Margot Cleary learns via phone call that Jocelyn, barely alive with significant injuries, has been found in the woods in Bessapara.
Margot is overcome with emotion, realizing that she allowed, even encouraged, her daughter to come to harm. She recalls a time when Jocelyn was three when mother and daughter explored an apple orchard together. Jocelyn accidentally disturbed a swarm of wasps, and although Margot had always been afraid of the them, Margot scooped Jocelyn in her arms and ran. While Jocelyn was unharmed, Margot found seven stings on her arm.
Margot wonders what she can do to stop this cycle of violence and danger that she helped to set in motion.
In rural Idaho, an unnamed man reports to the post office to retrieve a package addressed to him. He thinks of all the bizarre, even fraudulent packages he’s received from men involved in the men’s rights movement. Skeptical but intrigued after reading the first line in a notebook, the man takes the envelope home with him.
Mother Eve delivers a televised speech in Bessapara urging women across the world to lend their support against the violence in the north. She asks that America officially join the fight as well. Mother Eve knows that her followers want something simple, and she is willing to give that to them.
After learning that Jocelyn will likely never fully recover from her injuries, Margot sits for a televised interview in which she asserts that the United States will not stand for terrorism at home or abroad. Meanwhile, extremist men’s rights groups in the US are making credible threats after photos from northern Bessapara were published showing myriad atrocities against men. The consensus, however, is that these are photoshopped pictures. Margot urges the President of the United States to officially declare support for Bessapara, knowing that she stands to benefit financially from more NorthStar deployments and that the Saudi-backed insurgents have nuclear missiles.
The narrator of the book suggests that people with a diverse set of beliefs all agreed in “those days” that a nuclear apocalypse was the only way to fix the problems in the world.

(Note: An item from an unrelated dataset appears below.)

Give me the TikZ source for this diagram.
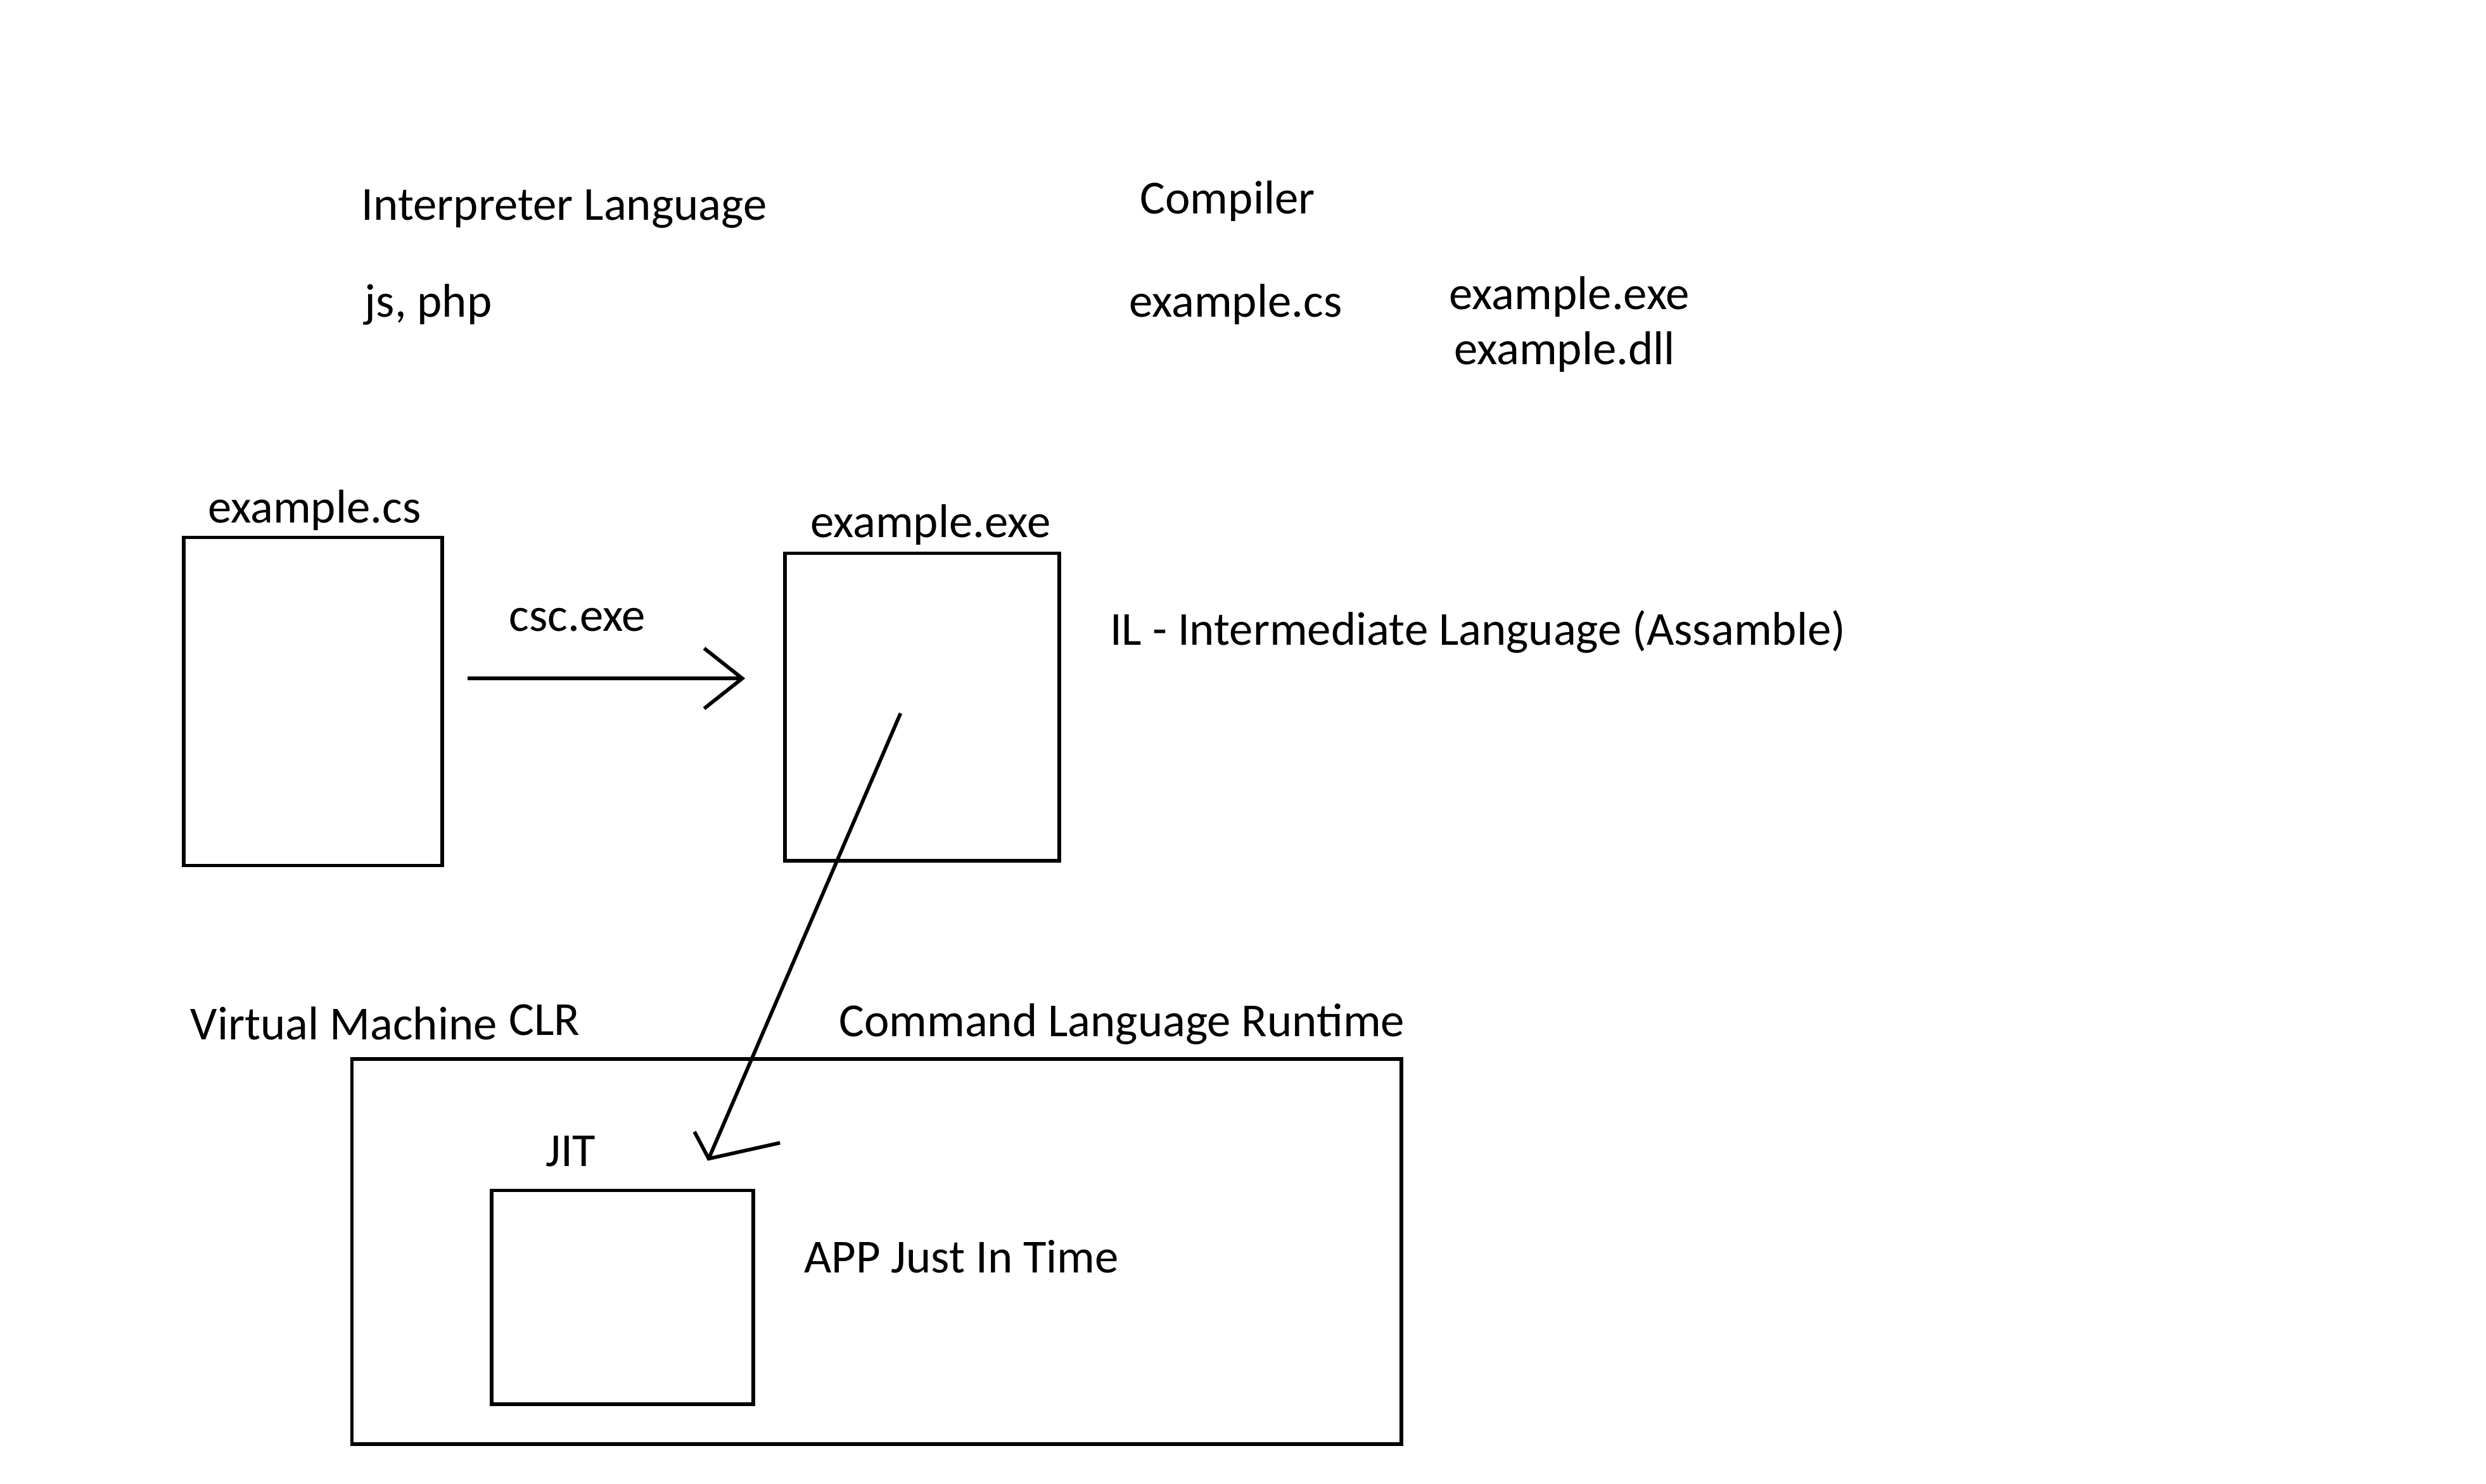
\documentclass[tikz,border=0pt]{standalone}
\usepackage{fontspec}
\setmainfont{Carlito}
\usetikzlibrary{arrows.meta,fit}
\begin{document}
\begin{tikzpicture}[x=0.01cm,y=-0.01cm,line width=0.65pt,
  box/.style={draw,line width=0.65pt,inner sep=0pt},
  lbl/.style={anchor=base west,inner sep=0pt,font=\fontsize{8.5}{10}\selectfont}]
\useasboundingbox[fill=white] (0,0) rectangle (1568,936);
% texts
\node[lbl] (interp) at (227,139) {Interpreter Language};
\node[lbl] (comp) at (718,135) {Compiler};
\node[lbl] (jsphp) at (229,200) {js, php};
\node[lbl] (excs) at (711,200) {example.cs};
\node[lbl] (exexe) at (913,195) {example.exe};
\node[lbl] (exdll) at (916,230) {example.dll};
\node[lbl] (srclbl) at (130,330) {example.cs};
\node[lbl] (csc) at (320,398) {csc.exe};
\node[lbl] (exelbl) at (510,339) {example.exe};
\node[lbl] (il) at (699,407) {IL - Intermediate Language (Assamble)};
\node[lbl] (vm) at (119,656) {Virtual Machine};
\node[lbl] (clr) at (320,653) {CLR};
\node[lbl] (clrname) at (528,654) {Command Language Runtime};
\node[lbl] (jit) at (343,736) {JIT};
\node[lbl] (app) at (506,803) {APP Just In Time};
% boxes
\node[box,fit={(116,339) (279,546)}] (src) {};
\node[box,fit={(495,349) (668,543)}] (exe) {};
\node[box,fit={(222,668) (884,911)}] (vmbox) {};
\node[box,fit={(310,751) (475,886)}] (jitbox) {};
% arrows
\coordinate (a1s) at (295,428);
\coordinate (a1e) at (470,428);
\draw[-{Straight Barb[length=0.24cm,width=0.38cm,line width=0.65pt]}] (a1s) -- (a1e);
\coordinate (a2s) at (568,450);
\coordinate (a2e) at (447,731);
\coordinate (b1) at (438,714);
\coordinate (b2) at (492,721);
\draw (a2s) -- (a2e);
\draw (b1) -- (a2e) -- (b2);
\end{tikzpicture}
\end{document}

Roxy has a conversation with Bernie on a balcony overlooking the ocean. She says that Bernie made a mistake in letting Darrell have her skein. Bernie concedes that Roxy should probably kill him, because she can’t afford to be “soft.” Roxy laughs, saying it took her far too long to learn that lesson. She tells Bernie she has met a man she likes, and Bernies asks if they will have children. Roxy remarks that if she had a daughter, the girl would be remarkably strong. After one last sip from their drinks, Roxy and Bernie descend to their underground bunker.
Apocrypha excluded from the Book of Eve
This section of the book is from a manuscript found in Cappadocia, nearly 1,500 years prior to the publishing of Neil’s book. In this document, the speaker asserts that power is “infinite” and “complex.” The speaker explains how someone can not examine an acorn, for instance, and know each component of the oak free from which it fell. The more one observes something, the speaker says, the more difficult it becomes to understand it. The complexities of life are impossible to measure, the speaker says. Human beings are similarly complex, and the speaker cautions the reader not to assume he or she will ever be able to understand anything. The speaker claims that humans do not even know themselves, that our dreams are more real than reality...
(This entire section contains 1006 words.)
Neil and Naomi's Correspondence
This section is comprised of a letter from Naomi, Neil’s fellow writer to whom he had sent his completed draft of The Power.
She calls the character of Mother Eve a contortionist, comparing her to a circus performer who once caused Naomi’s hand to wave involuntarily. She remarks than Tunde is representative of the many men throughout the years whose art and writing went uncredited because it was assumed that men were incapable of such.
She expresses skepticism, however, that male “warriors” were a widespread societal norm at any point in history. She thinks it is an expression of a bizarre sexual fetish, and does not think it realistic that armies would have been chiefly composed of men.
She refers to the Cataclysm, an apocalyptic event that forced civilization to restart, when she asks if Neil’s version of history is compatible with the official version taught in schools. Neil’s book says that skeins were not present in women until shortly before the Cataclysm, but Naomi suggests that this claim can not be proven by history or science.
She suggests that patriarchal societies have always been more peaceful than matriarchal ones, but she does not believe there was ever such widespread patriarchy as Neil’s book describes it. She ends her letter by saying that she only means to challenge Neil’s thinking before critics do.
What follows is an exchange of letters between Naomi and Neil, as each of them argue in favor of their interpretation of the past. Neil is grateful that such a powerful, talented woman has taken the time to read his writing, but he disagrees with her claim that his book is not grounded in history.
He argues that much of recorded history was controlled by women with an agenda to eliminate all traces of the past. He says that the way the world is now—male genital mutilation, widespread war, discrimination—is not natural and that there is no way men could ever have been as cruel to women as women currently are to men. He argues that gender is a mere social construct.
Naomi expresses respect for what Neil hopes to achieve with his book, but she wants to meet in person to further discuss her concerns. Before signing off on her final letter, Naomi asks if Neil would consider publishing his book under a female pseudonym.